What is NATO doing to counter the threat of terrorism?
Gabriele Cascone, Head of NATO’s Counter-Terrorism Section, explains how the Alliance leverages its expertise and its partnerships with other nations to help counter this threat.
Terrorism is a very real threat to our populations, and it knows no borders. NATO’s work on counter-terrorism focuses on improving awareness of the threat, developing capabilities to prepare and respond, and enhancing engagement with partner countries and other international actors.
Questions and Answers with Gabriele Cascone, Head of NATO’s Counter-Terrorism Section
1. How did NATO get involved with counter-terrorism activities?
Counter-terrorism was long seen as a largely national policy issue, but following the attacks of 9/11, it became clear that terrorism is a transnational threat and that NATO can add value and has a role to play in addressing the threat. And with the growing threat of terrorist groups such as ISIS, NATO has further enhanced its contribution to the international fight against terrorism.
2. What steps has the Alliance taken to counter terrorism?

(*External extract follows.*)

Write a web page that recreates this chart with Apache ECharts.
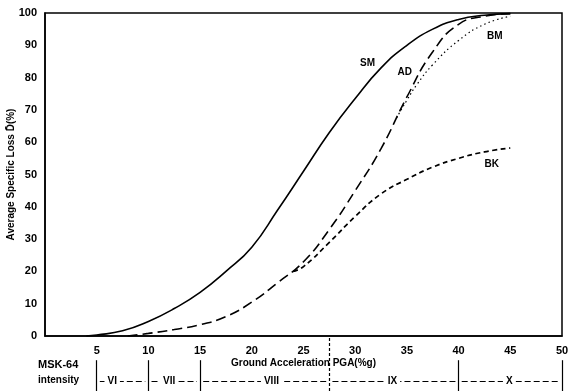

NATO plays a key role in the fight against terrorism, contributing troops to train local forces in Afghanistan and Iraq. As part of the Global Coalition to Defeat ISIS, NATO has also contributed with AWACS (Airborne Warning and Control System) surveillance flights. We have also launched an initiative to counter the threat posed by so-called “low, slow and small” drones – usually commercial off-the-shelf or modified drones. Allies have agreed to a policy on battlefield evidence to ensure information and data collected on the ground by NATO forces can be used to bring foreign terrorist fighters to justice. And NATO is also exploring how its involvement in operations may contribute to countering the financing of terrorism, for example by preventing the looting of cultural property in operational areas.
3. How does NATO work with its partners in countering terrorism?
Many of our partners are directly affected by terrorism, and working with them is one of the cornerstones of NATO’s counter-terrorism work. We are supporting our partners, especially those in the south, through training and education. A concrete example of this is the work conducted with Jordan where a mapping exercise led to the joint identification of a number areas where NATO and Jordan have agreed to support concrete initiatives. We are also stepping up our engagement with the African Union (AU), including through the first NATO-AU joint counter-terrorism training in April 2019 and a dedicated NATO-AU counter-terrorism dialogue in December 2019.
4. What is the cost of terrorism to our societies, both in terms of human lives and economic impact?
In 2019, a total of 13,826 people lost their lives to terrorism. The death toll remains substantially higher than a decade ago and is still nearly three times as high as the number recorded in 2001. And terrorism also affects the economy. The estimated global economic impact of terrorism in 2019 amounted to US$26.4 billion. Sub-Saharan Africa and South Asia had the largest economic impacts, equivalent to US$12.5 and US$5.6 billion of GDP for 2019, respectively. (Global Terrorism Index 20201)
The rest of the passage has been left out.